Why do I say this? Because it’s truly an untouched, unspoiled wilderness that boasts an amazing whitetail population. Every deer hunter knows that far beyond skill and gear to harvest a big buck you have to have them in your woods to start with. They key to seeing big mature whitetails grow is lack of pressure. Sunset Country around Kenora, Ontario is full of giant tracts of public land, so vast that there are many places that have never seen a human and many deer that have never seen a human.

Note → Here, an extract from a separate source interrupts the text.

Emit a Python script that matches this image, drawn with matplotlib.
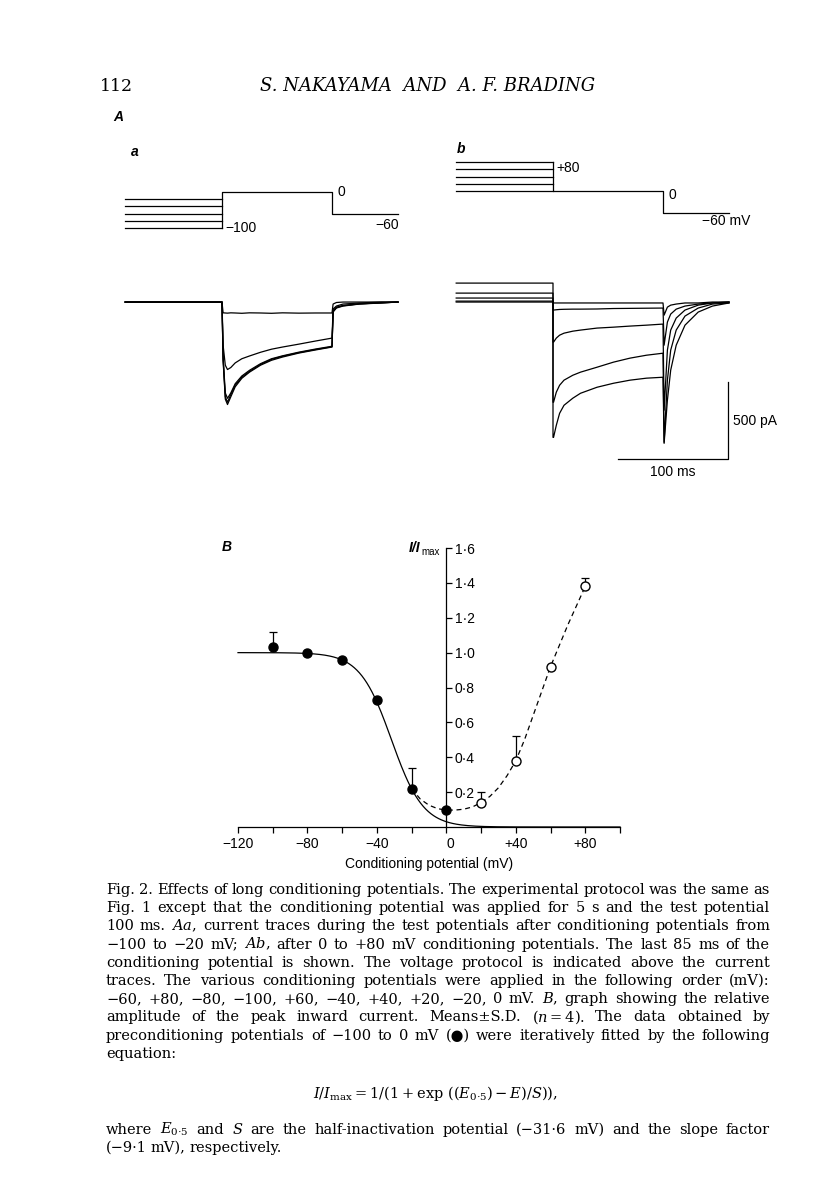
"""
Fig. 2 page: long conditioning potentials, current traces and I/Imax curve.
"""
import numpy as np
import matplotlib
matplotlib.use("Agg")
import matplotlib.pyplot as plt

W, H = 816, 1200

# ---- A: voltage protocol (mV) ----
cond_a_mV = [-100, -80, -60, -40, -20]
cond_b_mV = [0, 20, 40, 60, 80]
test_mV = 0
hold_mV = -60
t_cond_start = -88      # ms, last 85 ms of conditioning shown
t_test_end = 100        # ms
t_end = 160             # ms

# ---- Aa: currents after -100..-20 mV (pA) ----
ta_test = [0, 1, 3, 5, 8, 12, 18, 25, 35, 45, 55, 70, 85, 100]
ia_test = [
    [0, -380, -630, -665, -615, -550, -495, -455, -410, -378, -357, -331, -311, -292],   # -100
    [0, -370, -615, -650, -600, -540, -488, -450, -405, -372, -352, -328, -308, -290],   # -80
    [0, -355, -590, -625, -590, -530, -480, -443, -400, -368, -349, -325, -305, -287],   # -60
    [0, -280, -410, -438, -425, -395, -368, -350, -326, -306, -292, -273, -253, -234],   # -40
    [0, -70, -71, -72, -70, -71, -73, -70, -71, -73, -70, -72, -71, -71],                # -20
]
ta_tail = [100, 101, 104, 110, 125, 145, 160]
ia_tail = [
    [-292, -65, -39, -26, -13, -6, 0],
    [-290, -60, -36, -24, -12, -5, 0],
    [-287, -55, -33, -22, -11, -5, 0],
    [-234, -45, -26, -13, -6, 0, 0],
    [-71, -13, -3, 0, 0, 0, 0],
]
ia_pre = [0, 0, 0, 0, 0]

# ---- Ab: currents after 0..+80 mV (pA) ----
ib_pre = [0, 6, 26, 58, 123]
tb_test = [0, 0.5, 3, 6, 10, 18, 25, 40, 55, 70, 85, 100]
ib_test = [
    [-6, -6, -6, -6, -6, -6, -6, -6, -6, -6, -6, -6],                                   # 0
    [-52, -52, -50, -48, -47, -46, -46, -45, -42, -41, -40, -39],                       # +20
    [-260, -260, -234, -215, -202, -189, -182, -169, -163, -156, -150, -143],           # +40
    [-650, -650, -585, -540, -507, -475, -455, -423, -390, -364, -345, -332],           # +60
    [-878, -878, -800, -722, -670, -624, -592, -553, -527, -507, -494, -488],           # +80
]
tb_tail = [100, 101, 104, 107, 112, 120, 132, 145, 160]
ib_tail = [
    [-6, -85, -33, -20, -13, -6, -6, 0, 0],
    [-39, -280, -130, -78, -46, -26, -13, -6, 0],
    [-143, -702, -312, -182, -104, -52, -20, -6, 0],
    [-332, -910, -507, -312, -182, -91, -39, -13, -6],
    [-488, -917, -637, -442, -280, -150, -65, -26, -6],
]
bar_ms, bar_pA = 100, 500

# ---- B: relative peak inward current ----
fill_mV = [-100, -80, -60, -40, -20, 0]
fill_rel = [1.03, 1.00, 0.96, 0.73, 0.22, 0.10]
fill_sd = [0.09, 0, 0, 0, 0.12, 0]
open_mV = [20, 40, 60, 80]
open_rel = [0.14, 0.38, 0.92, 1.38]
open_sd = [0.06, 0.14, 0, 0.05]
dash_mV = [-20, -15, -10, -5, 0, 5, 10, 15, 20, 25, 30, 35, 40, 45, 50, 55, 60, 65, 70, 75, 80]
dash_rel = [0.22, 0.16, 0.125, 0.105, 0.097, 0.097, 0.102, 0.115, 0.14, 0.175, 0.225,
            0.295, 0.38, 0.50, 0.64, 0.78, 0.92, 1.04, 1.16, 1.27, 1.38]
E05, S_fit = -31.6, -9.1
x_ticks = [-120, -80, -40, 0, 40, 80]
x_tick_labels = ["\u2212120", "\u221280", "\u221240", "0", "+40", "+80"]
x_minor = [-100, -60, -20, 20, 60, 100]
y_ticks = [0.2, 0.4, 0.6, 0.8, 1.0, 1.2, 1.4, 1.6]
y_tick_labels = ["0\u00b72", "0\u00b74", "0\u00b76", "0\u00b78", "1\u00b70", "1\u00b72", "1\u00b74", "1\u00b76"]

caption = [
    "Fig. 2. Effects of long conditioning potentials. The experimental protocol was the same as",
    "Fig. 1 except that the conditioning potential was applied for 5 s and the test potential",
    "100 ms. $Aa$, current traces during the test potentials after conditioning potentials from",
    "\u2212100 to \u221220 mV; $Ab$, after 0 to +80 mV conditioning potentials. The last 85 ms of the",
    "conditioning potential is shown. The voltage protocol is indicated above the current",
    "traces. The various conditioning potentials were applied in the following order (mV):",
    "\u221260, +80, \u221280, \u2212100, +60, \u221240, +40, +20, \u221220, 0 mV. $B$, graph showing the relative",
    "amplitude of the peak inward current. Means\u00b1S.D. ($n=4$). The data obtained by",
    "preconditioning potentials of \u2212100 to 0 mV (\u25cf) were iteratively fitted by the following",
    "equation:",
]
equation = r"$I/I_{\rm max} = 1/(1+\exp\,((E_{0{\cdot}5})-E)/S)),$"
caption_tail = [
    "where $E_{0{\\cdot}5}$ and $S$ are the half-inactivation potential (\u221231\u00b76 mV) and the slope factor",
    "(\u22129\u00b71 mV), respectively.",
]

plt.rcParams["mathtext.fontset"] = "dejavuserif"
SANS = "Liberation Sans"
SERIF = ["DejaVu Serif", "DejaVu Sans"]

fig = plt.figure(figsize=(W / 100, H / 100), dpi=100)


def px_axes(left, top, right, bottom):
    return fig.add_axes([left / W, 1 - bottom / H, (right - left) / W, (bottom - top) / H])


def ftext(x, y, s, **kw):
    return fig.text(x / W, 1 - y / H, s, **kw)


# header
ftext(100, 91, "112", family=SERIF, size=12.5, va="baseline")
ftext(428, 91, "S. NAKAYAMA  AND  A. F. BRADING", family=SERIF, size=13,
      style="italic", ha="center", va="baseline")
ftext(113, 117, "A", family=SANS, size=10, style="italic", weight="bold", va="center")
ftext(131, 152, "a", family=SANS, size=10, style="italic", weight="bold", va="center")
ftext(457, 149, "b", family=SANS, size=10, style="italic", weight="bold", va="center")

LW = 0.9
lab = dict(family=SANS, size=10, va="center")

# ---- protocols ----
for left, zero_y, conds, label_pos in [(123, 192, cond_a_mV, "a"), (454, 191, cond_b_mV, "b")]:
    ax = px_axes(left, zero_y - 90 * 0.36, left + 252 * 1.1, zero_y + 110 * 0.36)
    ax.set_xlim(-90, 162)
    ax.set_ylim(-110, 90)
    ax.axis("off")
    for v in conds:
        ax.plot([t_cond_start, 0], [v, v], color="black", lw=LW)
    far = conds[0] if abs(conds[0]) > abs(conds[-1]) else conds[-1]
    ax.plot([0, 0, t_test_end, t_test_end, t_end],
            [far, test_mV, test_mV, hold_mV, hold_mV], color="black", lw=LW)
    if label_pos == "a":
        ax.text(105, test_mV, "0", ha="left", **lab)
        ax.text(3, -100, "\u2212100", ha="left", **lab)
        ax.text(161, -92, "\u221260", ha="right", **lab)
    else:
        ax.text(3, 80 - 15, "+80", ha="left", **lab)
        ax.text(105, test_mV - 10, "0", ha="left", **lab)
        ax.text(135, -82, "\u221260 mV", ha="left", **lab)


def trace(ax, pre, tt, it, tl, il):
    t = [t_cond_start, 0] + list(tt) + list(tl[1:])
    i = [pre, pre] + list(it) + list(il[1:])
    ax.plot(t, i, color="black", lw=LW)


# ---- current traces ----
ax_a = px_axes(123, 270, 123 + 252 * 1.1, 470)
ax_b = px_axes(454, 270, 454 + 252 * 1.1, 470)
for ax in (ax_a, ax_b):
    ax.set_xlim(-90, 162)
    ax.set_ylim(-1090, 208)
    ax.axis("off")
for k in range(5):
    trace(ax_a, ia_pre[k], ta_test, ia_test[k], ta_tail, ia_tail[k])
    trace(ax_b, ib_pre[k], tb_test, ib_test[k], tb_tail, ib_tail[k])
# scale bar
bx, by = 159, -1020
ax_b.plot([bx - bar_ms, bx, bx], [by, by, by + bar_pA], color="black", lw=LW)
ax_b.text(bx + 5, by + bar_pA / 2, "500 pA", ha="left", **lab)
ax_b.text(bx - bar_ms / 2, by - 80, "100 ms", ha="center", **lab)

# ---- B ----
axB = px_axes(238, 548, 620, 827)
axB.set_xlim(-120, 100)
axB.set_ylim(0, 1.6)
axB.patch.set_visible(False)
for s in ("left", "top"):
    axB.spines[s].set_visible(False)
axB.spines["right"].set_position(("data", 0))
axB.spines["right"].set_linewidth(LW)
axB.spines["bottom"].set_linewidth(LW)
axB.yaxis.set_ticks_position("right")
axB.set_xticks(x_ticks)
axB.set_xticklabels(x_tick_labels, family=SANS, size=10)
axB.set_xticks(x_minor, minor=True)
axB.set_yticks(y_ticks)
axB.set_yticklabels(y_tick_labels, family=SANS, size=10)
axB.tick_params(axis="both", which="both", direction="out", length=4, width=LW)
axB.tick_params(axis="y", pad=2)
for tk in axB.xaxis.get_major_ticks():
    if tk.label1.get_text() == "0":
        tk.label1.set_ha("left")
axB.set_xlabel("Conditioning potential (mV)", family=SANS, size=10, labelpad=4)

E = np.linspace(-120, 100, 300)
axB.plot(E, 1 / (1 + np.exp((E05 - E) / S_fit)), color="black", lw=LW, clip_on=False)
axB.plot(dash_mV, dash_rel, color="black", lw=LW, ls=(0, (4, 3)), clip_on=False)

for xs, ys, sds in [(fill_mV, fill_rel, fill_sd), (open_mV, open_rel, open_sd)]:
    xs, ys, sds = np.array(xs), np.array(ys), np.array(sds)
    m = sds > 0
    _, caps, _ = axB.errorbar(xs[m], ys[m], yerr=[np.zeros(m.sum()), sds[m]], fmt="none",
                              ecolor="black", elinewidth=LW, capsize=3, capthick=LW)
    caps[0].set_visible(False)
axB.plot(fill_mV, fill_rel, "o", color="black", ms=6.5, zorder=5, clip_on=False)
axB.plot(open_mV, open_rel, "o", mfc="white", mec="black", mew=1.0, ms=6.5, zorder=5,
         clip_on=False)

ftext(222, 547, "B", family=SANS, size=10, style="italic", weight="bold", va="center")
ftext(420, 548, "I/I", family=SANS, size=10, style="italic", weight="bold",
      ha="right", va="center")
ftext(421, 552, "max", family=SANS, size=7, ha="left", va="center")

# ---- caption (justified) ----
CAP_L, CAP_R = 106, 770
renderer = fig.canvas.get_renderer()


def caption_line(text, y, justify=True, size=10.5):
    words = text.split(" ")
    objs = [ftext(0, y, w, family=SERIF, size=size, va="baseline") for w in words]
    widths = [o.get_window_extent(renderer).width for o in objs]
    gap = (CAP_R - CAP_L - sum(widths)) / (len(words) - 1) if justify and len(words) > 1 else 4.0
    x = CAP_L
    for o, w in zip(objs, widths):
        o.set_x(x / W)
        x += w + gap


y0, sp = 894, 18.2
for n, line in enumerate(caption):
    caption_line(line, y0 + n * sp, justify=(n < len(caption) - 1))
ftext(435, y0 + 9 * sp + 40, equation, family=SERIF, size=10.5, ha="center", va="baseline")
caption_line(caption_tail[0], y0 + 9 * sp + 76)
caption_line(caption_tail[1], y0 + 9 * sp + 76 + sp, justify=False)

fig.savefig("out.png", dpi=100)
plt.close(fig)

The big woods whitetails are magical, they are not pressured by farming or people, they move in daylight. They act like unpressured animals. The age structure is proper where you have young bucks, mature bucks, post mature bucks and proper buck to doe ratios. The rut is more active and the natural habits of deer happen so naturally. That all speaks to a healthy herd.
What does all this mean, it means great hunting. This year I hunted November with Jeff Gustafson of Jeff Gustafson Outdoors. The hunt was located just west of Kenora and an hour from the Manitoba border.
I must admit, Jeff had done months of work prior to my arrival. Years would likely be more accurate. He had grown up in this country and through trial and error and nothing short of miles on boots found what valleys, timber and swamp systems constantly held deer. Before my arrival he had scouted hard and was able to share scouting camera pictures of deer in different areas, sign of deer and give his best opinion of where I should sit and what caliber of deer I could reasonably expect to hold out for.
My tag was buck only and personally I like to see young bucks be passed to reach maturity for the health of the herd. Jeff knew I was after a mature buck and together came up with the strategy to up my odds on one. We decided I would do all day sits in one location. When hunting big mature deer in any part of the world you need the stars to line up to see one, so sitting all day put the odds a little heavier in my favor.
Day one we were in before the sun came up, nestled into a ground blind with a comfortable chair, thermos full of hot chocolate and heavy lunch. The wind was in our face, we were at the base of a ridge so deer would funnel by us and the lake further below. The first stick cracked an hour into our sit and a one antlered 1.5 year old buck emerged from the thick timber. He was beautiful, this pattern continued all day, we seen 6 different bucks, 1 doe and fawn. The oldest buck was encountered was 2.5 years old. We watched deer all through the day and the closest walked by our blind at 8 yards.